Separation and Engineering Infrastructure

Once statues were nearly complete, the final challenge was separating them from the bedrock. Carvers undercut the figure until only the keel remained, then carefully freed it with chisels. To control the descent, they used bollards and pu (large post holes) carved into the quarry slopes as anchor points for ropes. These systems allowed statues to be lowered safely down steep terrain. The quarry also contained taheta basins carved into bedrock to collect rainwater, sustaining workers during long carving sessions. Evidence of earth ovens and house foundations suggests that carvers lived and worked at the quarry for extended periods, maintaining tools and provisioning crews. The landscape itself became an engineered workspace, designed to support the logistics of production.
Organization of Labor

The physical constraints of the quarry limited the number of active carvers who could work on a statue at one time. Archaeologists estimate that four to six artisans could be directly engaged in carving, supported by ten to twenty others who produced tools, ropes, and food. A new study identified 30 distinct workshop foci, each with redundant infrastructure, suggesting that multiple teams operated simultaneously. This scale of labor, according to the study, aligns with kin‑based groups rather than a centralized command. Stylistic variation, such as rare female moai, reflects workshop autonomy. While overall uniformity points to shared cultural conventions. The quarry thus preserves not only the artistry of Rapa Nui’s carvers but also the social organization behind their work.
Transporting the Giants

Upon reaching the bottom of the quarry, statues had to be moved across rugged terrain to ceremonial platforms known as ahu. Two main theories address this stage of transport. One experimental archaeological demonstration posited that moai could be “walked” upright with ropes, requiring relatively small teams. In contrast, another hypothesis envisions statues dragged horizontally on wooden sledges or rollers, supported by frames. Both approaches make use of the radiating roads from Rano Raraku, but the evidence does not confirm which method predominated.
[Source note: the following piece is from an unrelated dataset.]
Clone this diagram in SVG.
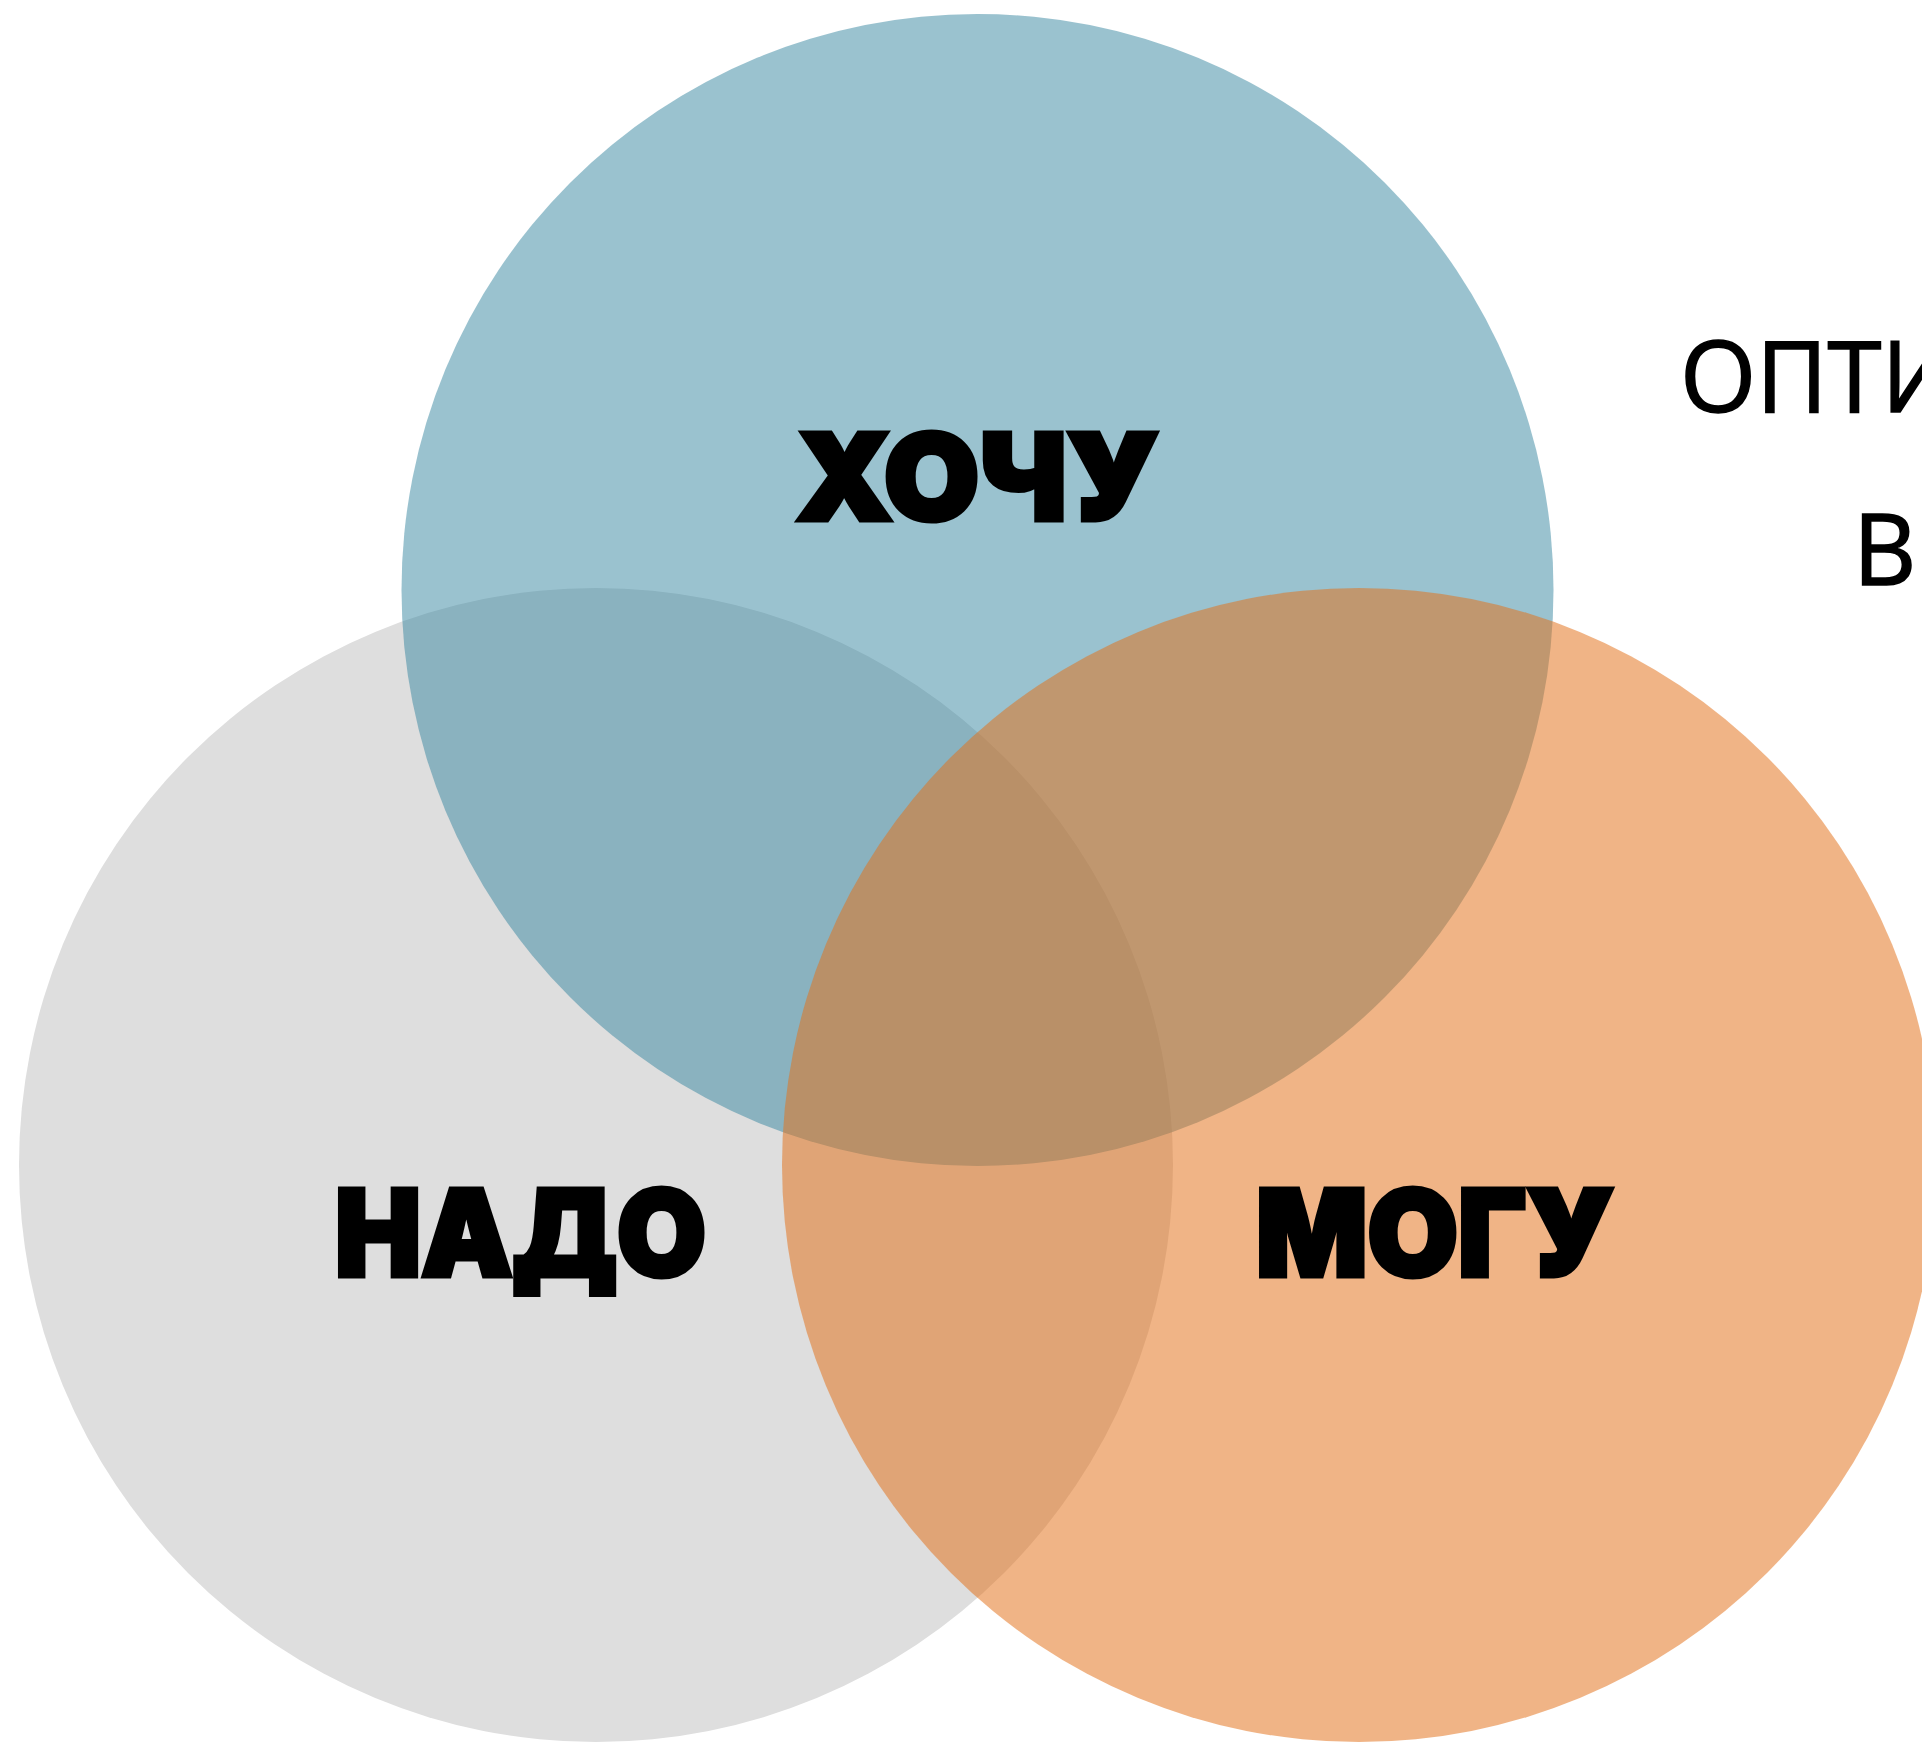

The second challenge was raising the statues onto the ahu themselves. Here, the proposed solutions diverge again. For statues delivered horizontally, earth and stone ramps or rope‑and‑lever systems could have been used to elevate them into position. These methods fit naturally with prone transport, allowing the moai to be slid or lifted onto the platforms. By contrast, if statues arrived upright through “walking,” it is unclear how they were then maneuvered onto the ahu. The logistics of transferring a standing figure onto a raised platform remain especially problematic, leaving this aspect of the process unresolved.
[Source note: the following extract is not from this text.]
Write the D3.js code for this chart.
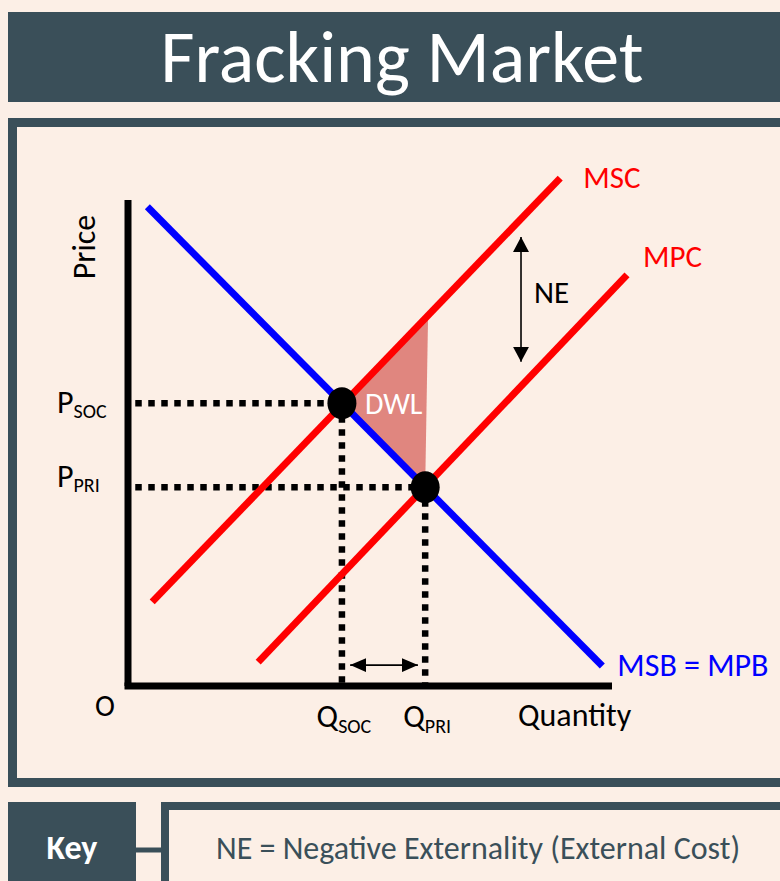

The addition of red scoria hats (pukao) further complicates the picture. These massive cylinders appear to have been moved separately and then lifted onto statues by ramps or pulley systems, adding yet another layer of engineering to the sequence.
From Stone to Symbol
Moai production shows both remarkable consistency and subtle variation. Across the island, statues share standardized features: elongated heads, deep eye sockets, and stylized torsos. This uniformity suggests that knowledge and techniques were widely shared, maintaining cultural cohesion. At the same time, slight differences in carving style and workshop traces point to distinct groupings, likely reflecting the work of different clans.
Conclusion
The journey from volcanic tuff to monumental moai was a complex process that combined geology, stone tools, rope engineering, and social organization. Carvers isolated blocks with basalt and obsidian adzes, shaped statues in supine positions, and freed them from bedrock with careful undercutting. Rope systems anchored to bollards controlled their descent, while small teams prepared them for transport across the island. The quarry landscape preserves the early stage of this workflow, from trenches and unfinished statues to anchor points and water basins.
The new 3D model of Rano Raraku provides unprecedented documentation of these features, confirming that moai production was organized through multiple, redundant workshops. In doing so, it reveals how the people of Rapa Nui transformed volcanic stone into enduring symbols of identity and community, monuments that continue to captivate the world today.
References
- Van Tilburg, Jo Anne. 1994. Easter Island: Archaeology, Ecology and Culture. Smithsonian Institution Press.
- Diamond, Jared. 1997. Guns, Germs, and Steel. W.W. Norton & Company.
- NOVA/PBS. 2004. Secrets of Lost Empires: Easter Island. NOVA documentary and companion study.
- Simpson, D.F., Jo Anne Van Tilburg, & Laure Dussubieux. 2018. Toki (Adze) and Pick Production During Peak Moai Manufacture.
- Simpson, D.F., Marshall I. Weisler, E.J. St Pierre, Y. Feng, & R. Bolhar. 2018. The Archaeological Documentation and Geochemistry of the Rua Tokitoki Adze Quarry and the Poike Fine-Grain Basalt Source.
- Lipo, C.P., Hunt, T.L., Pakarati, G., Pingel, T., Simmons, N., Heard, K., Shipley, L., Keller, C., & Omilanowski, C. 2025. Megalithic Statue (Moai) Production on Rapa Nui (Easter Island, Chile). PLOS One, 20 (11): e0336251.
- Lipo, C.P., & Hunt, T.L. 2025. The Walking Moai Hypothesis: Archaeological Evidence, Experimental Validation, and Response to Critics. Journal of Archaeological Science 183: 106383.